The phases that deliver consistent value:
- Architecture Vision (Phase A): Aligning stakeholders on the problem before discussing solutions
- Business Architecture (Phase B): Understanding value streams and capabilities before drawing system diagrams
- Gap Analysis: Systematically identifying what needs to change between current and target states
The Enterprise Continuum
The concept of building reusable architecture assets — from industry reference models down to organization-specific building blocks — is more relevant than ever. In a world of microservices and cloud-native development, the ability to standardize common patterns while allowing variation where it matters is essential.
Stakeholder Management
TOGAF’s emphasis on viewpoints and views, tailored to different stakeholder concerns, is a practice every architecture team should adopt regardless of their framework preferences.
Where TOGAF Falls Short
Governance Overhead
The full TOGAF governance model, with its architecture boards, compliance reviews, and dispensation processes, is designed for organizations where architecture changes are infrequent and high-impact. In an environment of continuous delivery and autonomous teams, this model creates bottlenecks.
Insufficient Treatment of Data
TOGAF’s data architecture phase has not kept pace with the data mesh, data lakehouse, and real-time analytics paradigms that define modern data strategy.
Cloud-Native Blindness
The framework assumes a relatively stable technology landscape. Cloud-native patterns, where infrastructure is code and services are ephemeral, require architectural thinking that TOGAF does not adequately address.
Our Adapted Approach
At Fintexis, we have developed a pragmatic adaptation of TOGAF that retains its strengths while addressing its limitations.

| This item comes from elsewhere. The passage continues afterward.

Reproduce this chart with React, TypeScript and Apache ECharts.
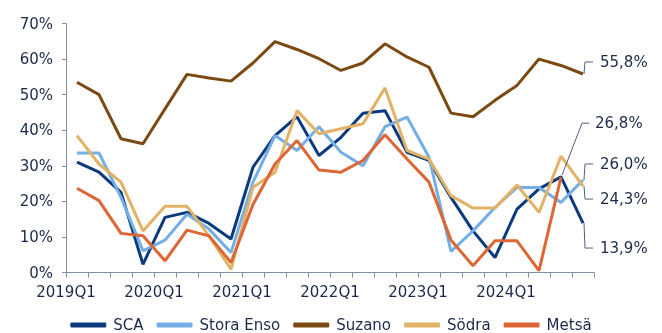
import React, { useEffect, useRef } from "react";
import * as echarts from "echarts";

const categories = [
  "2019Q1", "2019Q2", "2019Q3", "2019Q4",
  "2020Q1", "2020Q2", "2020Q3", "2020Q4",
  "2021Q1", "2021Q2", "2021Q3", "2021Q4",
  "2022Q1", "2022Q2", "2022Q3", "2022Q4",
  "2023Q1", "2023Q2", "2023Q3", "2023Q4",
  "2024Q1", "2024Q2", "2024Q3", "2024Q4",
];

const sca = [31.0, 28.2, 22.5, 2.3, 15.5, 16.9, 13.8, 9.4, 29.6, 38.5, 43.8, 32.9, 38.0, 44.8, 45.5, 33.8, 31.5, 21.1, 11.7, 4.2, 17.8, 23.5, 26.9, 13.9];
const storaEnso = [33.6, 33.6, 21.1, 6.1, 9.1, 16.4, 12.2, 5.6, 25.4, 38.5, 34.3, 41.0, 33.8, 30.0, 41.0, 43.7, 32.4, 5.9, 11.7, 18.3, 23.9, 23.9, 19.7, 26.0];
const suzano = [53.5, 50.0, 37.6, 36.2, 46.0, 55.7, 54.7, 53.8, 58.9, 64.9, 62.7, 60.1, 56.8, 58.9, 64.3, 60.6, 57.7, 44.8, 43.8, 48.4, 52.6, 60.0, 58.2, 55.8];
const sodra = [38.5, 30.5, 25.4, 11.7, 18.6, 18.6, 10.3, 0.9, 23.9, 28.2, 45.5, 39.0, 40.4, 41.8, 51.9, 34.3, 31.9, 21.6, 18.1, 18.1, 24.6, 16.9, 32.7, 24.3];
const metsa = [23.7, 20.2, 11.0, 10.3, 3.3, 11.9, 10.3, 2.8, 19.1, 30.5, 37.1, 28.8, 28.2, 31.5, 38.7, 31.9, 25.4, 9.1, 1.9, 8.9, 8.9, 0.5, 26.8];

const seriesNames = ["SCA", "Stora Enso", "Suzano", "Södra", "Metsä"];
const seriesData = [sca, storaEnso, suzano, sodra, metsa];
const colors = ["#0b3a7e", "#74aee6", "#7b4a12", "#e2b266", "#dc6634"];

const FONT = "DejaVu Sans";
const TEXT = "#1b2a4a";
const AXIS = "#7f8fab";
const LEADER = "#4f607e";

// end labels: series index, label text, label offset from end point (dy)
const endLabels = [
  { s: 2, text: "55,8%", dy: -12, diag: false },
  { s: 4, text: "26,8%", dy: -54, diag: true },
  { s: 1, text: "26,0%", dy: -16, diag: false },
  { s: 3, text: "24,3%", dy: 13, diag: false },
  { s: 0, text: "13,9%", dy: 25, diag: false },
];

export default function App() {
  const ref = useRef<HTMLDivElement>(null);
  useEffect(() => {
    if (!ref.current) return;
    const chart = echarts.init(ref.current, undefined, { renderer: "svg" });
    chart.setOption({
      animation: false,
      grid: { left: 66, right: 68, top: 23.5, bottom: 60.5 },
      legend: {
        data: seriesNames.map((n) => ({ name: n, icon: "roundRect" })),
        top: 317,
        left: "center",
        padding: 0,
        itemWidth: 36,
        itemHeight: 5,
        itemGap: 13,
        textStyle: {
          fontFamily: FONT,
          fontSize: 15,
          color: TEXT,
          lineHeight: 16,
          padding: [0, 0, 0, 2],
        },
      },
      xAxis: {
        type: "category",
        data: categories,
        boundaryGap: true,
        axisLine: { lineStyle: { color: AXIS, width: 1 } },
        axisTick: { show: true, interval: 0, length: 5, lineStyle: { color: AXIS } },
        axisLabel: {
          interval: 3,
          margin: 12,
          fontFamily: FONT,
          fontSize: 15,
          color: TEXT,
          padding: [0, 22, 0, 0],
        },
        splitLine: { show: false },
      },
      yAxis: {
        type: "value",
        min: 0,
        max: 70,
        interval: 10,
        axisLine: { show: true, lineStyle: { color: AXIS, width: 1 } },
        axisTick: { show: true, length: 4, lineStyle: { color: AXIS } },
        axisLabel: {
          formatter: "{value}%",
          margin: 13,
          fontFamily: FONT,
          fontSize: 15,
          color: TEXT,
        },
        splitLine: { show: false },
      },
      series: seriesNames.map((name, i) => ({
        name,
        type: "line",
        data: seriesData[i],
        showSymbol: false,
        symbol: "none",
        lineStyle: { color: colors[i], width: 3 },
        itemStyle: { color: colors[i] },
      })),
    });

    const graphics: any[] = [];
    endLabels.forEach((lab) => {
      const data = seriesData[lab.s];
      const idx = data.length - 1;
      const p = chart.convertToPixel({ gridIndex: 0 }, [categories[idx], data[idx]]) as number[];
      const [x, y] = p;
      const ly = y + lab.dy;
      let pts: number[][];
      let tx: number;
      if (lab.diag) {
        pts = [[x + 1, y - 2], [x + 21, ly], [x + 28, ly]];
        tx = x + 34;
      } else {
        pts = [[x + 1, y], [x + 2, ly], [x + 10, ly]];
        tx = x + 17;
      }
      graphics.push({
        type: "polyline",
        shape: { points: pts },
        style: { stroke: LEADER, lineWidth: 1, fill: null },
        z: 10,
      });
      graphics.push({
        type: "text",
        x: tx,
        y: ly,
        style: {
          text: lab.text,
          fontFamily: FONT,
          fontSize: 15,
          fill: TEXT,
          verticalAlign: "middle",
          align: "left",
        },
        z: 10,
      });
    });
    chart.setOption({ graphic: graphics });

    return () => chart.dispose();
  }, []);
  return (
    <div
      ref={ref}
      style={{ position: "fixed", left: 0, top: 0, width: 662, height: 333 }}
    />
  );
}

Lightweight ADM Iterations
Instead of comprehensive architecture cycles, we run focused architecture sprints:
- Context Sprint (1 week): Stakeholder interviews, capability mapping, constraint identification
- Options Sprint (1 week): Architecture alternatives with explicit trade-off analysis
- Decision Sprint (3 days): Stakeholder review, decision documentation, roadmap alignment
- Validation Sprint (ongoing): Architecture fitness functions, automated compliance checks
Fitness Functions Replace Governance Boards
Drawing from the evolutionary architecture approach, we implement automated fitness functions that continuously validate architectural decisions. A microservice exceeding its latency budget triggers an alert, not a governance review meeting scheduled three weeks later.
Living Architecture Documentation
Architecture documentation in a wiki or slide deck becomes stale immediately. We maintain architecture as code: decision records in version control, system diagrams generated from infrastructure definitions, and capability models linked to running services.
Making TOGAF Work Today
The enterprises that extract the most value from TOGAF are those that treat it as a thinking framework rather than a process framework. Use the ADM to ensure you ask the right questions. Use the metamodel to organize your architecture knowledge. Use the governance concepts to establish appropriate guardrails.
But do not let the framework become the goal. The goal is architecture that enables business outcomes. If a TOGAF artifact does not serve that purpose, do not create it.
Architecture frameworks, like architecture itself, must evolve. The organizations that thrive are those that take the best ideas from structured frameworks like TOGAF and blend them with the agility that modern business demands.